Book Review | ‘Romantic Comedy’ by Curtis Sittenfeld
Romance, Late-Night-TV Style
Curtis Sittenfeld’s new novel Romantic Comedy really is a romantic comedy, complete with lovers who initially seem mismatched, complications and hurdles, and an ending that will satisfy any fan of the genre. The book is also a romantic take on comedy itself, as the protagonist, Sally Milz, works as a long-time sketch writer for The Night Owls, familiarly known as TNO, a stand-in for Saturday Night Live.
The novel is divided into three long chapters. The opening chapter, set during a single week in April 2018, has the most energy. Sittenfeld has done her research into the life of a staff writer during an average week in the run of SNL, and readers will be quickly caught up in the chaos and excitement of putting together an hour-and-a-half show from scratch in just six days.

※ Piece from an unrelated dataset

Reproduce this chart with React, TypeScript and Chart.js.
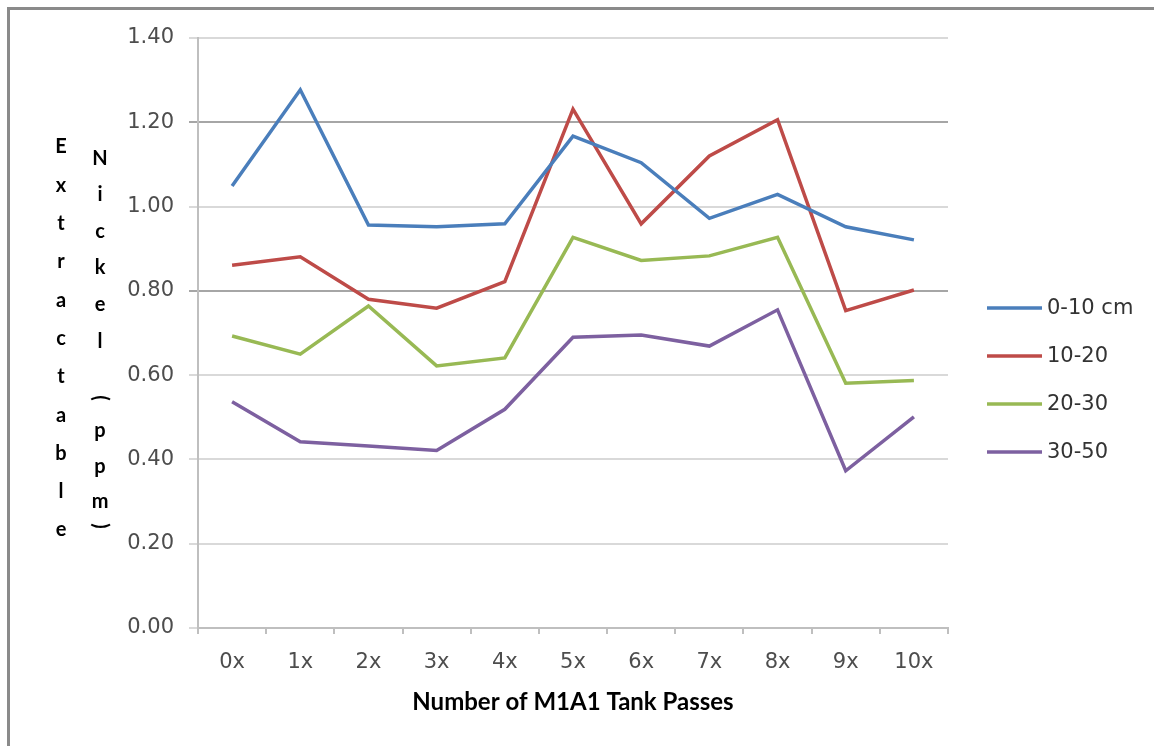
import React, { useEffect, useRef } from "react";
import { Chart, registerables } from "chart.js";

Chart.register(...registerables);

// ---- data ----
const categories = ["0x", "1x", "2x", "3x", "4x", "5x", "6x", "7x", "8x", "9x", "10x"];
const seriesNames = ["0-10 cm", "10-20", "20-30", "30-50"];
const depth0to10 = [1.049, 1.277, 0.956, 0.952, 0.959, 1.167, 1.104, 0.972, 1.029, 0.952, 0.921];
const depth10to20 = [0.861, 0.881, 0.780, 0.759, 0.822, 1.231, 0.959, 1.120, 1.206, 0.753, 0.802];
const depth20to30 = [0.693, 0.650, 0.764, 0.622, 0.641, 0.927, 0.872, 0.883, 0.927, 0.581, 0.587];
const depth30to50 = [0.537, 0.442, 0.432, 0.421, 0.519, 0.690, 0.695, 0.669, 0.755, 0.373, 0.501];
const seriesColors = ["#4A7EBB", "#BE4B48", "#98B954", "#7D60A0"];
const yMin = 0;
const yMax = 1.4;
const yStep = 0.2;
const xTitle = "Number of M1A1 Tank Passes";
const yTitleCol1 = "Extractable";
const yTitleCol2 = "Nickel(ppm)";

const seriesValues = [depth0to10, depth10to20, depth20to30, depth30to50];

const legendPlugin = {
  id: "sideLegend",
  afterDraw(chart: any) {
    const { ctx, chartArea } = chart;
    const x0 = chartArea.right + 39;
    const lineLen = 55;
    const centerY = chart.height / 2 + 7;
    const step = 48;
    ctx.save();
    ctx.font = "21px 'DejaVu Sans'";
    ctx.textBaseline = "middle";
    ctx.textAlign = "left";
    chart.data.datasets.forEach((ds: any, i: number) => {
      const y = centerY + (i - (chart.data.datasets.length - 1) / 2) * step;
      ctx.strokeStyle = ds.borderColor;
      ctx.lineWidth = 3.5;
      ctx.lineCap = "butt";
      ctx.beginPath();
      ctx.moveTo(x0, y);
      ctx.lineTo(x0 + lineLen, y);
      ctx.stroke();
      ctx.fillStyle = "#333333";
      ctx.fillText(ds.label, x0 + lineLen + 5, y + 1);
    });
    ctx.restore();
  },
};

const stackedTitlePlugin = {
  id: "stackedTitle",
  afterDraw(chart: any) {
    const { ctx } = chart;
    ctx.save();
    ctx.font = "bold 20px Lato";
    ctx.fillStyle = "#000000";
    ctx.textAlign = "center";
    ctx.textBaseline = "middle";
    // column 1
    const c1x = 61;
    const c1y0 = 147;
    const c1step = 38.3;
    yTitleCol1.split("").forEach((ch, i) => {
      ctx.fillText(ch, c1x, c1y0 + i * c1step);
    });
    // column 2
    const c2x = 100;
    const c2pos = [159, 195, 232, 268, 305, 342, 398, 431, 467, 502, 526];
    yTitleCol2.split("").forEach((ch, i) => {
      const y = c2pos[i];
      if (ch === "(" || ch === ")") {
        ctx.save();
        ctx.translate(c2x, y);
        ctx.rotate(Math.PI / 2);
        ctx.fillText(ch, 0, 0);
        ctx.restore();
      } else {
        ctx.fillText(ch, c2x, y);
      }
    });
    ctx.restore();
  },
};

export default function App() {
  const canvasRef = useRef<HTMLCanvasElement | null>(null);

  useEffect(() => {
    if (!canvasRef.current) return;
    const chart = new Chart(canvasRef.current, {
      type: "line",
      data: {
        labels: categories,
        datasets: seriesNames.map((name, i) => ({
          label: name,
          data: seriesValues[i],
          borderColor: seriesColors[i],
          backgroundColor: seriesColors[i],
          borderWidth: 3.5,
          pointRadius: 0,
          pointHoverRadius: 0,
          tension: 0,
          fill: false,
        })),
      },
      options: {
        responsive: false,
        animation: false,
        devicePixelRatio: 1,
        layout: { padding: { left: 0, top: 38, right: 206, bottom: 0 } },
        plugins: {
          legend: { display: false },
          tooltip: { enabled: false },
          title: { display: false },
        },
        scales: {
          x: {
            type: "category",
            offset: true,
            grid: {
              display: true,
              offset: true,
              drawOnChartArea: false,
              drawTicks: true,
              tickLength: 6,
              color: "#BFBFBF",
              lineWidth: 2,
            },
            border: { display: true, color: "#BFBFBF", width: 2 },
            ticks: {
              color: "#4D4D4D",
              font: { family: "'DejaVu Sans'", size: 21 },
              padding: 16,
              maxRotation: 0,
              autoSkip: false,
            },
            title: {
              display: true,
              text: xTitle,
              color: "#000000",
              font: { family: "Lato", size: 24, weight: "bold" },
              padding: { top: 0, bottom: 29 },
            },
            afterFit(scale: any) {
              scale.height = 118;
            },
          },
          y: {
            min: yMin,
            max: yMax,
            ticks: {
              stepSize: yStep,
              color: "#4D4D4D",
              font: { family: "'DejaVu Sans'", size: 21 },
              padding: 15,
              callback: (v: any) => Number(v).toFixed(2),
            },
            grid: {
              drawTicks: true,
              tickLength: 9,
              lineWidth: 2,
              color: (ctx: any) => {
                const v = ctx.tick ? Math.round(ctx.tick.value * 100) / 100 : -1;
                if (v === 1.2 || v === 0.8) return "#A6A6A6";
                return "#D9D9D9";
              },
            },
            border: { display: true, color: "#BFBFBF", width: 2 },
            afterFit(scale: any) {
              scale.width = 198;
            },
          },
        },
      },
      plugins: [legendPlugin, stackedTitlePlugin],
    } as any);
    return () => chart.destroy();
  }, []);

  return (
    <div
      style={{
        position: "fixed",
        left: 0,
        top: 0,
        width: 1154,
        height: 746,
        overflow: "hidden",
        background: "#ffffff",
      }}
    >
      <div
        style={{
          position: "absolute",
          left: 7,
          top: 7,
          width: 1300,
          height: 900,
          borderTop: "3px solid #8A8A8A",
          borderLeft: "3px solid #8A8A8A",
        }}
      />
      <canvas
        ref={canvasRef}
        width={1154}
        height={746}
        style={{ position: "absolute", left: 0, top: 0 }}
      />
    </div>
  );
}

Sally is a writer, definitely not a performer, but her two best friends on the show, Henrietta and Viv, are writer-performers, and over the course of the novel they also serve as the support team that every heroine needs as she faces the ups and downs of a romance. Sittenfeld’s version of Lorne Michaels, Nigel Petersen, is equal parts ego and empathy. However, the most crucial doppelgänger for the plot is a Pete Davidson/Colin Jost equivalent named Danny Horst who co-hosts TNO’s equivalent of “Weekend Update” and is engaged to Annabel Lily, a young woman with Ariana Grande/Scarlett Johansson star power. As Sally puts it, this pairing upsets her not because she is in love with Danny or Annabel, but because “Annabel Lily was a gorgeous, talented world-famous movie star, and Danny was a schlub.” As a result, when aging singer-songwriter Noah Brewster comes on to host the show, Sally pitches a sketch that she calls “The Danny Horst Rule,” which states that “‘men at TNO date above their station, but women never do.’”

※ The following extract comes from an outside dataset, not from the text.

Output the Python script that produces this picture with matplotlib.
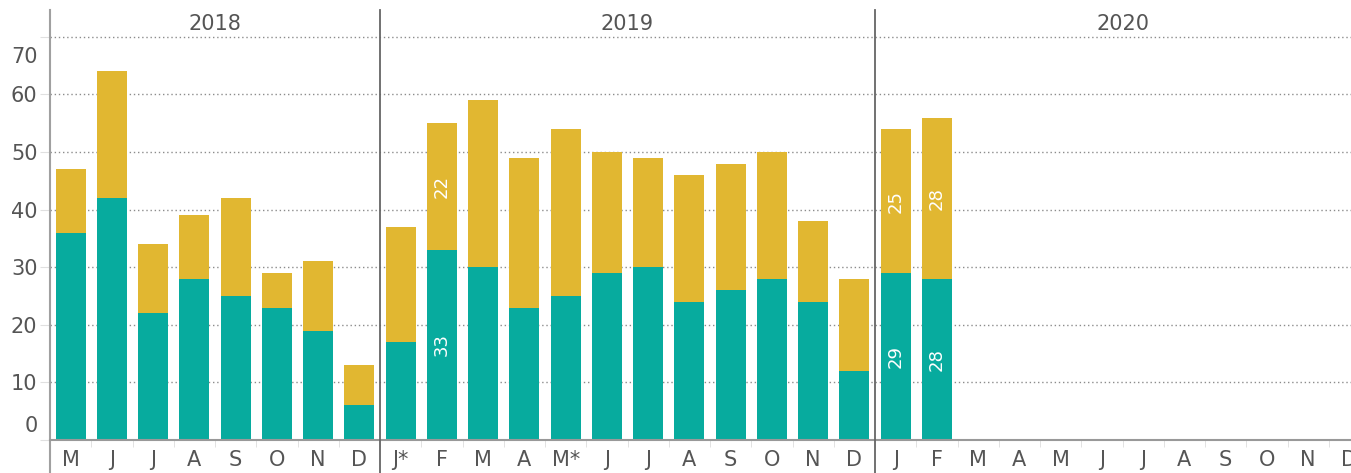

The real highlight of week is Sally’s interactions and flirtations with Noah, whom she initially worries might be “one of the ding-dongs” barely capable of hosting The Night Owls. Instead, Noah turns out to be smart, funny, self-deprecating, charming, and, as Sally never tires of remarking throughout Romantic Comedy, incredibly handsome. Indeed, at the after-after-party following the show’s successful Saturday-night airing, Sally and Noah appear to be on their way to true love, when Sally gets nervous and sabotages the evening by needling Noah for his supposed penchant for dating models. It wouldn’t be a romantic comedy without a swerve.

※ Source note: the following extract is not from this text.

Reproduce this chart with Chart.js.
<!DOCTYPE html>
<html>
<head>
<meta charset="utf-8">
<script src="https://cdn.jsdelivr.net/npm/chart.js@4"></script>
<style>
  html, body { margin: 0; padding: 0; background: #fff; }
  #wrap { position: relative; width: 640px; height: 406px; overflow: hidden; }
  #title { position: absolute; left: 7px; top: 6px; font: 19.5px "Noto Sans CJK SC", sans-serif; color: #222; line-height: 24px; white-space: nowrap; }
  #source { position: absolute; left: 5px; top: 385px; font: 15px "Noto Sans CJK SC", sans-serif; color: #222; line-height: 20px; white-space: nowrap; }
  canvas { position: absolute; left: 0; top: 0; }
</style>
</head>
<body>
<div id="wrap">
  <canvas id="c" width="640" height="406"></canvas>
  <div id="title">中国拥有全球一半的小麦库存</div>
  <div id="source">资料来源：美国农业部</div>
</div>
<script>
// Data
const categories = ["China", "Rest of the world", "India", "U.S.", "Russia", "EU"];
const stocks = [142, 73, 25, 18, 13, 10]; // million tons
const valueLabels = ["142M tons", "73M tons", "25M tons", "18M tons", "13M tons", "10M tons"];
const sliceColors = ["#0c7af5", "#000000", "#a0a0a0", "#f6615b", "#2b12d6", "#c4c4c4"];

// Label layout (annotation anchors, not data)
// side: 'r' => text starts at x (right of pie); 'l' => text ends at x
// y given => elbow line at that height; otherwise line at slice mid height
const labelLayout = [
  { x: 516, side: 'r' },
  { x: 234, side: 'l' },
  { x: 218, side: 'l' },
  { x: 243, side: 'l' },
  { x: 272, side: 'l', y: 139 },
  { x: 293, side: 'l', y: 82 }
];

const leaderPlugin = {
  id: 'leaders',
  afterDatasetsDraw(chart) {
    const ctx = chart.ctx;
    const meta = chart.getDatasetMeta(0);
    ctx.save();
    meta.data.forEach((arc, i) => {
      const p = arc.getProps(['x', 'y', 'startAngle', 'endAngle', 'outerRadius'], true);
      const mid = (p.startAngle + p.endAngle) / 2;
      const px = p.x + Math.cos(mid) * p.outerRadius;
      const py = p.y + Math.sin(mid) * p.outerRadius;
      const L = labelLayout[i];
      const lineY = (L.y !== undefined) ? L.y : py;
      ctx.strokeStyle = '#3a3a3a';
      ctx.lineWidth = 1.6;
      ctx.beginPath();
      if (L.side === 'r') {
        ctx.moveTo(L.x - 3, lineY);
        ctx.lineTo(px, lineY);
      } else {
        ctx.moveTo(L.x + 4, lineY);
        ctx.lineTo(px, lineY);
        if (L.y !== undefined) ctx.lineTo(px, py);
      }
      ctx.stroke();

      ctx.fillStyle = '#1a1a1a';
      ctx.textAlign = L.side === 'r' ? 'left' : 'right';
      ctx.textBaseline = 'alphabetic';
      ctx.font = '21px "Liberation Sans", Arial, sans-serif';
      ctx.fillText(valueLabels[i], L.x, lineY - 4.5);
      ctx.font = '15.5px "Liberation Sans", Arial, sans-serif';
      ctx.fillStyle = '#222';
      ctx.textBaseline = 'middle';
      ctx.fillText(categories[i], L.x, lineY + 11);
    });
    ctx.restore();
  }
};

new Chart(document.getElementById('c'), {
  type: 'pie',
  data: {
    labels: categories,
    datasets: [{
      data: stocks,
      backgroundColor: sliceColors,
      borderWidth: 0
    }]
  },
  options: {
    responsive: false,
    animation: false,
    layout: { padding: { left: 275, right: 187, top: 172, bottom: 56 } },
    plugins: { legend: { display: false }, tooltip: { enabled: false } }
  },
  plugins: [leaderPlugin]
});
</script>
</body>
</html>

During the epistolary second chapter, the pandemic is in full swing. Having recently recovered from a nasty bout with COVID, Noah has not only shaved off his famous long locks, but he’s also decided to try and reconnect with the one person he’s met who is both self-confident and really seems to get him. Sally, still wincing at her faux pas of two years later, is happy to comply, and emails fly back and forth between the two at an ever-increasing rate, as they bare their lives and deepest feelings to one another. Entire novels have been written in the form of emails, but this section feels as though it takes the conceit about as far as it can go — and maybe a tad further.
In the final chapter, Sally visits Noah in his gorgeous Topanga Canyon home, hoping to discover whether or not the frisson of their week at TNO and their impassioned email correspondence mean that she and Noah can, indeed, break the Danny Horst Rule. I won’t spoil the ending, though the book’s title does tip Sittenfeld’s hand, though I will say that very often Noah Brewster feels a little too good to be true. Decades of success as a rock star have, improbably, made him more modest, more caring, and more sensitive to the slightest fluctuations in Sally’s moods. And while Sally is believable as a winsome neurotic comic genius capable of knocking the Danny Horst Rule on its keister, her repeated unforced errors in her relationship with Noah do come to feel like a bit that’s stretched too thin.
Curtis Sittenfeld is a wonderful writer, and many of us will follow her wherever she decides to go. If this particular novel is lighter fare than much of her previous work, it’s hard to fault a book for being entertaining and fun.